──────── DATA IN THIS EXERCISE ────────

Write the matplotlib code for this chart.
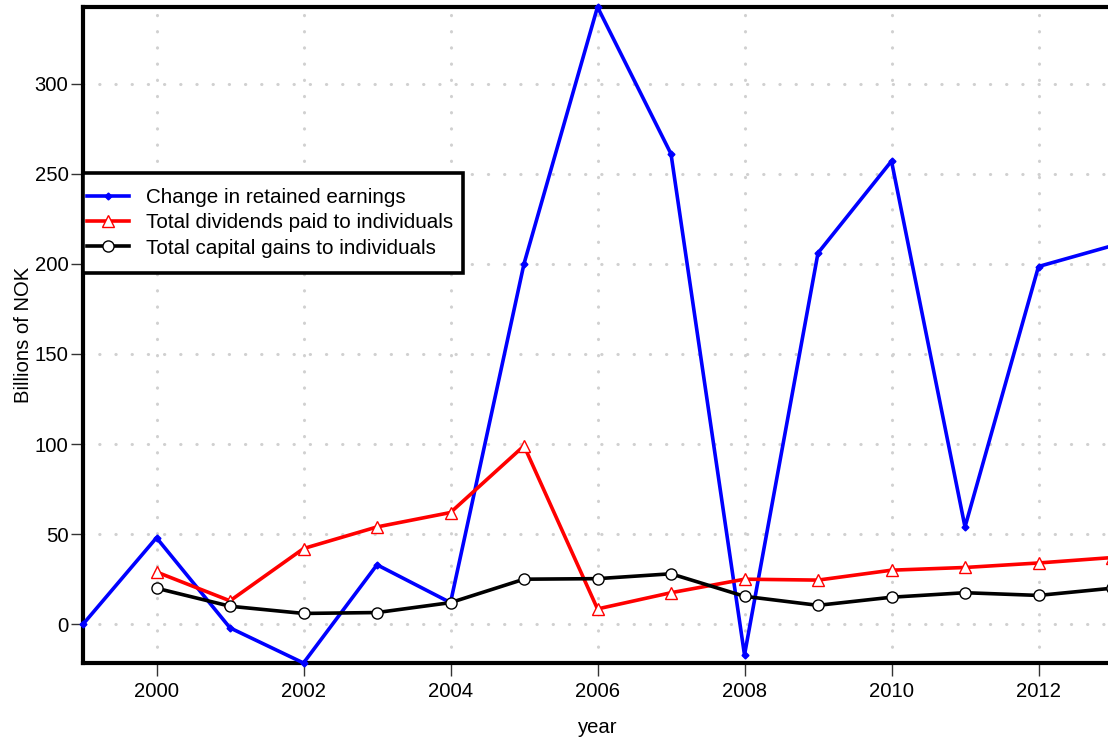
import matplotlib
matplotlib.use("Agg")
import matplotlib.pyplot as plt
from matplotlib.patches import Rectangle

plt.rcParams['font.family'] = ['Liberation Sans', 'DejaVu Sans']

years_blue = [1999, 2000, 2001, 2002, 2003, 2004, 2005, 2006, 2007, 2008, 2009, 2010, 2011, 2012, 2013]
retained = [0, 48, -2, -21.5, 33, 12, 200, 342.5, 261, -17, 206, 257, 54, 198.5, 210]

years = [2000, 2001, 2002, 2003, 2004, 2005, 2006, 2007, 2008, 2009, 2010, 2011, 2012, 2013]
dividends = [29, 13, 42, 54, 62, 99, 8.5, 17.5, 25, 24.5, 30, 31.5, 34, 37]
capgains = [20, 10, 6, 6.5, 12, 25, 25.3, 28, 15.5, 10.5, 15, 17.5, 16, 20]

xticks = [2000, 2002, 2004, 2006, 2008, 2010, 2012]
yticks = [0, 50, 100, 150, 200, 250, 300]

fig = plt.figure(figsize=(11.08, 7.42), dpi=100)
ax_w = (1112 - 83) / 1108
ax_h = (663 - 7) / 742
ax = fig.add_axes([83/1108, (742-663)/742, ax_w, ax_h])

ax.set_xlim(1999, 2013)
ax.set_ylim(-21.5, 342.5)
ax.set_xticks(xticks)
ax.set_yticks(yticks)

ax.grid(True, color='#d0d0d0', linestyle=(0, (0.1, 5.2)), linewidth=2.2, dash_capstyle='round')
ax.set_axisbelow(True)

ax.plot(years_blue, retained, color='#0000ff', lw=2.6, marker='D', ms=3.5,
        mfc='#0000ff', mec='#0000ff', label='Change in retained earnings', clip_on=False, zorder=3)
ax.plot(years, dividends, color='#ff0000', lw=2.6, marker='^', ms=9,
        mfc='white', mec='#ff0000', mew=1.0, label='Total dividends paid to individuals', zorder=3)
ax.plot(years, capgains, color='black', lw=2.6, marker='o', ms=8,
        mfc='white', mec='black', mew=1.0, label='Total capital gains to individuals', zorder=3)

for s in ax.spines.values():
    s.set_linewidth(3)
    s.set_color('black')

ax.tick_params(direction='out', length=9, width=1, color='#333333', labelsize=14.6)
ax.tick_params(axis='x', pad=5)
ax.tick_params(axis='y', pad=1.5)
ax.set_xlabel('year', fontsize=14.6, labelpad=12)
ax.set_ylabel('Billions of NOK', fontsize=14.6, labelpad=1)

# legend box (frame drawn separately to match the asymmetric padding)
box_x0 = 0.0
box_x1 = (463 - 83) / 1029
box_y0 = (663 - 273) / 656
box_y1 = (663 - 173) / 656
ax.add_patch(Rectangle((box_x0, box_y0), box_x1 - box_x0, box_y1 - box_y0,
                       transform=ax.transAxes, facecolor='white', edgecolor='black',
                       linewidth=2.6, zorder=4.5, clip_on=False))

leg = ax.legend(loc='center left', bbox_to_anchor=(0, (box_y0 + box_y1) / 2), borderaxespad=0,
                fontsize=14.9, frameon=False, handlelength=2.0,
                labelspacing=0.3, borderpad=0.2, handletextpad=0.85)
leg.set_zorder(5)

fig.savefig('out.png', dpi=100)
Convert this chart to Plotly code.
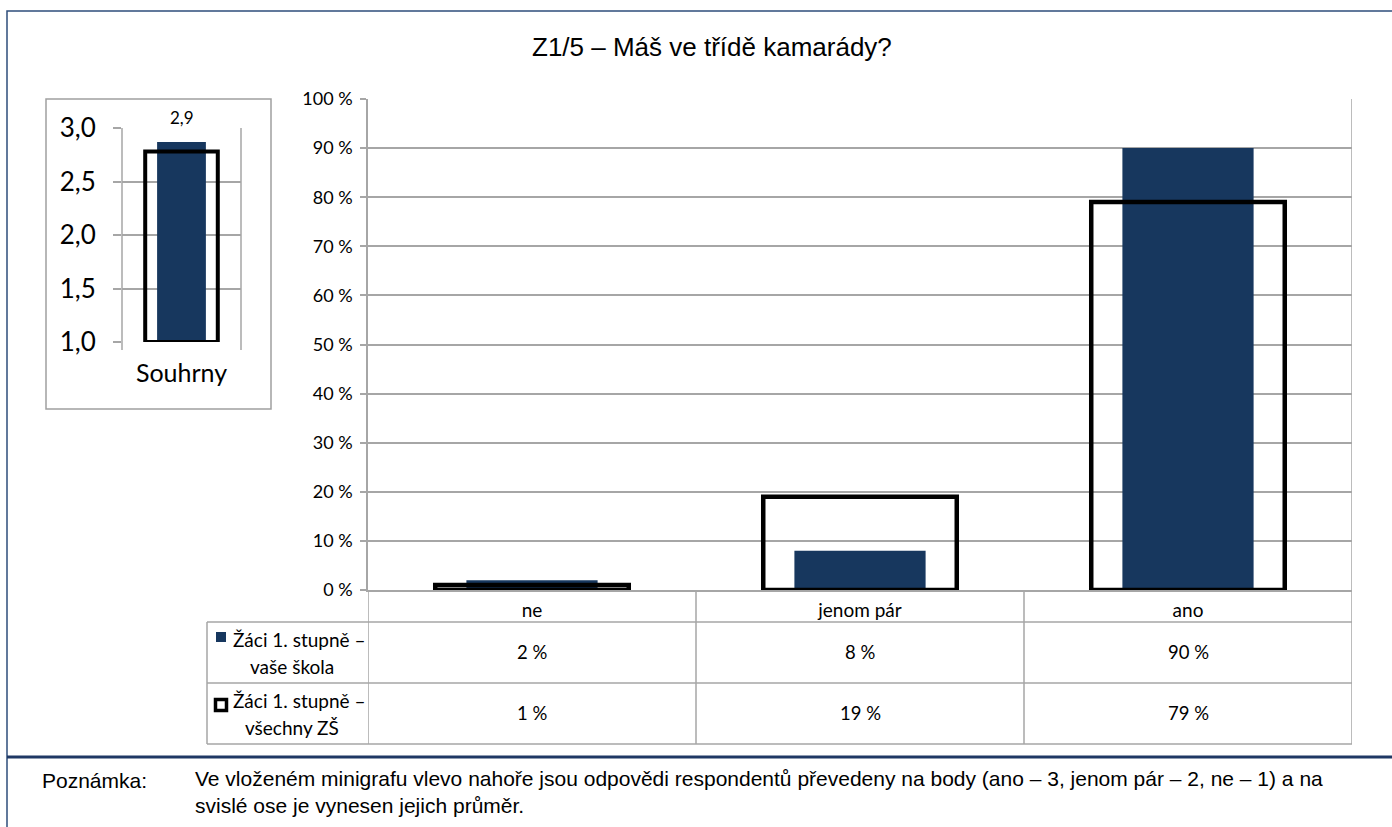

────────

== GIVEN PROBLEM ==
Repeat the records in full, exactly as they appear, without the pictures.

== SOLUTION BELOW ==
Write the matplotlib code for this chart.
import matplotlib
matplotlib.use("Agg")
import matplotlib.pyplot as plt
from matplotlib.patches import Rectangle

plt.rcParams['font.family'] = ['Liberation Sans', 'DejaVu Sans']

years_blue = [1999, 2000, 2001, 2002, 2003, 2004, 2005, 2006, 2007, 2008, 2009, 2010, 2011, 2012, 2013]
retained = [0, 48, -2, -21.5, 33, 12, 200, 342.5, 261, -17, 206, 257, 54, 198.5, 210]

years = [2000, 2001, 2002, 2003, 2004, 2005, 2006, 2007, 2008, 2009, 2010, 2011, 2012, 2013]
dividends = [29, 13, 42, 54, 62, 99, 8.5, 17.5, 25, 24.5, 30, 31.5, 34, 37]
capgains = [20, 10, 6, 6.5, 12, 25, 25.3, 28, 15.5, 10.5, 15, 17.5, 16, 20]

xticks = [2000, 2002, 2004, 2006, 2008, 2010, 2012]
yticks = [0, 50, 100, 150, 200, 250, 300]

fig = plt.figure(figsize=(11.08, 7.42), dpi=100)
ax_w = (1112 - 83) / 1108
ax_h = (663 - 7) / 742
ax = fig.add_axes([83/1108, (742-663)/742, ax_w, ax_h])

ax.set_xlim(1999, 2013)
ax.set_ylim(-21.5, 342.5)
ax.set_xticks(xticks)
ax.set_yticks(yticks)

ax.grid(True, color='#d0d0d0', linestyle=(0, (0.1, 5.2)), linewidth=2.2, dash_capstyle='round')
ax.set_axisbelow(True)

ax.plot(years_blue, retained, color='#0000ff', lw=2.6, marker='D', ms=3.5,
        mfc='#0000ff', mec='#0000ff', label='Change in retained earnings', clip_on=False, zorder=3)
ax.plot(years, dividends, color='#ff0000', lw=2.6, marker='^', ms=9,
        mfc='white', mec='#ff0000', mew=1.0, label='Total dividends paid to individuals', zorder=3)
ax.plot(years, capgains, color='black', lw=2.6, marker='o', ms=8,
        mfc='white', mec='black', mew=1.0, label='Total capital gains to individuals', zorder=3)

for s in ax.spines.values():
    s.set_linewidth(3)
    s.set_color('black')

ax.tick_params(direction='out', length=9, width=1, color='#333333', labelsize=14.6)
ax.tick_params(axis='x', pad=5)
ax.tick_params(axis='y', pad=1.5)
ax.set_xlabel('year', fontsize=14.6, labelpad=12)
ax.set_ylabel('Billions of NOK', fontsize=14.6, labelpad=1)

# legend box (frame drawn separately to match the asymmetric padding)
box_x0 = 0.0
box_x1 = (463 - 83) / 1029
box_y0 = (663 - 273) / 656
box_y1 = (663 - 173) / 656
ax.add_patch(Rectangle((box_x0, box_y0), box_x1 - box_x0, box_y1 - box_y0,
                       transform=ax.transAxes, facecolor='white', edgecolor='black',
                       linewidth=2.6, zorder=4.5, clip_on=False))

leg = ax.legend(loc='center left', bbox_to_anchor=(0, (box_y0 + box_y1) / 2), borderaxespad=0,
                fontsize=14.9, frameon=False, handlelength=2.0,
                labelspacing=0.3, borderpad=0.2, handletextpad=0.85)
leg.set_zorder(5)

fig.savefig('out.png', dpi=100)
Convert this chart to Plotly code.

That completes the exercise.